# start of RECORDED INFORMATION

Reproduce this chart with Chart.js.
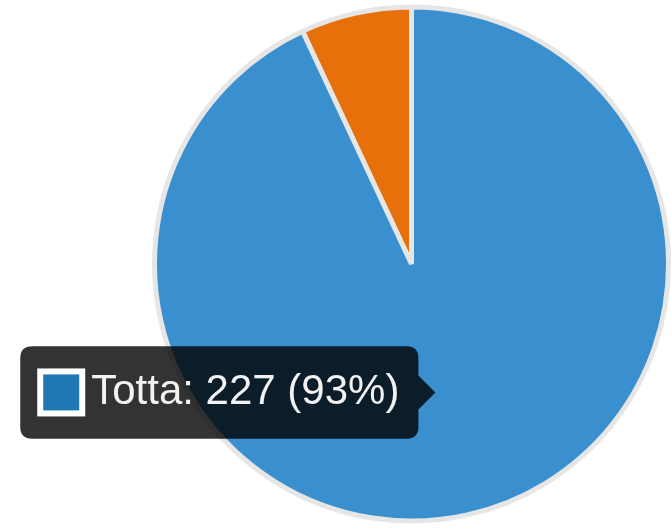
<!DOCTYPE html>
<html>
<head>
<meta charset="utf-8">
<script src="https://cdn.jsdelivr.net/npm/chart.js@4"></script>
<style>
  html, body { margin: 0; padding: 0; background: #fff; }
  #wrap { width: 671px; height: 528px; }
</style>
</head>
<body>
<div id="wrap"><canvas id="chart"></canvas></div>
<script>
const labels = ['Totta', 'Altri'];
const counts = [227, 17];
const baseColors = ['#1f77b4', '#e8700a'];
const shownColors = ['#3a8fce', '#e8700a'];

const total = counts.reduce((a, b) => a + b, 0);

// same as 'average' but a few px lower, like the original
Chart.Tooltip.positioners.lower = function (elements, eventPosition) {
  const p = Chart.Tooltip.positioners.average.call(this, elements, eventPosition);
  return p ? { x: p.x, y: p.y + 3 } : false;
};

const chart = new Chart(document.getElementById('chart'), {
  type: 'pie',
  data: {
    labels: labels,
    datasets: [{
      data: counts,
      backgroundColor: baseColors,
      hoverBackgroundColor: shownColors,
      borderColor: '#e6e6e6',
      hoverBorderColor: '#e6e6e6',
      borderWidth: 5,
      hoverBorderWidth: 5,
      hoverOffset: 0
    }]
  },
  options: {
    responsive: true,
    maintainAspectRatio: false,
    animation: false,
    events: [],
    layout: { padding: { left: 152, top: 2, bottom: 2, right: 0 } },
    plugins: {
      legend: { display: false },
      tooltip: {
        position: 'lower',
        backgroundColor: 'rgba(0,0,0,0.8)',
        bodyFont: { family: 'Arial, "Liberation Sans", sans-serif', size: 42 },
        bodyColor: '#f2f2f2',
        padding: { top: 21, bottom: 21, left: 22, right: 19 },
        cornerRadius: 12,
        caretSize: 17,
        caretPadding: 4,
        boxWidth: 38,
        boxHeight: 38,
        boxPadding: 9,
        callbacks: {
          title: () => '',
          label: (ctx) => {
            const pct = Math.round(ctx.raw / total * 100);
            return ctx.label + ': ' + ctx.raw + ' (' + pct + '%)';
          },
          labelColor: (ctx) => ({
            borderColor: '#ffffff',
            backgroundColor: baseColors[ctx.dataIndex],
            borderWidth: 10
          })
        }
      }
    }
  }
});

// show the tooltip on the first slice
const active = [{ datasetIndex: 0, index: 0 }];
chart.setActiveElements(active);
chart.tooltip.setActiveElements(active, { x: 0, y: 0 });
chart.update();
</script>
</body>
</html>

# end of RECORDED INFORMATION

## [WHAT TO DO]
In the material above, how many lines hold the word "this"? Say only the number.

## [FINAL RESULT]
2